In Reply to: Re: AR's places now. Was: Udal Bridge posted by Roger Wardale on July 20, 2014 at 01:18:09:

But this is not the same as seeing them as Ransome saw them.

And of course it never can be. And even less after another metre or two of sea level rise- although the lakes will be relatively spared that.

But for me the whole point is to see the locations in context- not just of place but of history. They can only be seen now in concert with AR's descriptions. So yes, Pin Mill has changed in many ways, but looking at Street View, his Alma Cottage comes to life in his descriptions; you can see what they saw out of the window, you can imagine what it was like to walk up to the front door for Mrs Powell's teas, or to walk down to the hard. The Butt and Oyster has become a typical middle class weekend joint, but it's there still, solid in place. It helps my imagination expand, take off beyond what's strictly in the books.

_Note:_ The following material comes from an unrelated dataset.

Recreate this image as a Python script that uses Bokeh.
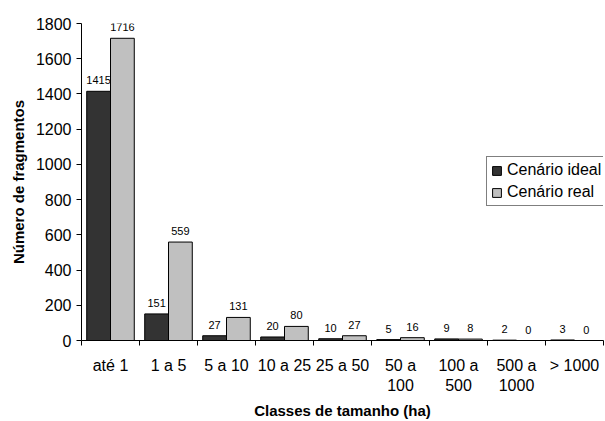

I look at the present day images, and I can feel my way back to the time in which AR was writing. I'm sure than in each generation we experience things in broadly similar ways- we're human after all. AR knew what he was about- we're reminded in WD (the radio masts at Bawdsey) that he must have been feeling the dread that everybody was feeling then- although that's emphatically not in the stories, it was a centrally important part of the time; would Commander Walker, by 1944, be part of D-Day? Maybe by then not in command of a vessel, but on the planning staff?

And with Street View there's everything- the deeply commonplace, things like pavements and ratty little side turnings and laybys, as well as the overall picture. AR won't have seen the same plastic farm waste bags, but I have wood cuts of English farming scenes from the 1930s that all mix in to create a time and a scene in his locations.

The pictures of Witches Quay, even if not exactly as it was in SW, are a positive addition to the terrific sequence in SW which I remember reading with a real sense of wonder as they navigated from one mysterious marker to the next. But approaching from the other direction, on Street View you can only get part way to the cottage before the coverage runs out, but the totally banal detail of a gentrified countryside lane actually helps to make the cottage more real, to enhance the feeling ot the children's imagination creating a bubble in which they- and AR, and us, live through the story.

I do repeat; this is not precise, and having read your books (and enjoyed/enjoying them hugely) I know you are after something more rigorous. But for me the important thing is the emotion, reliving the stories.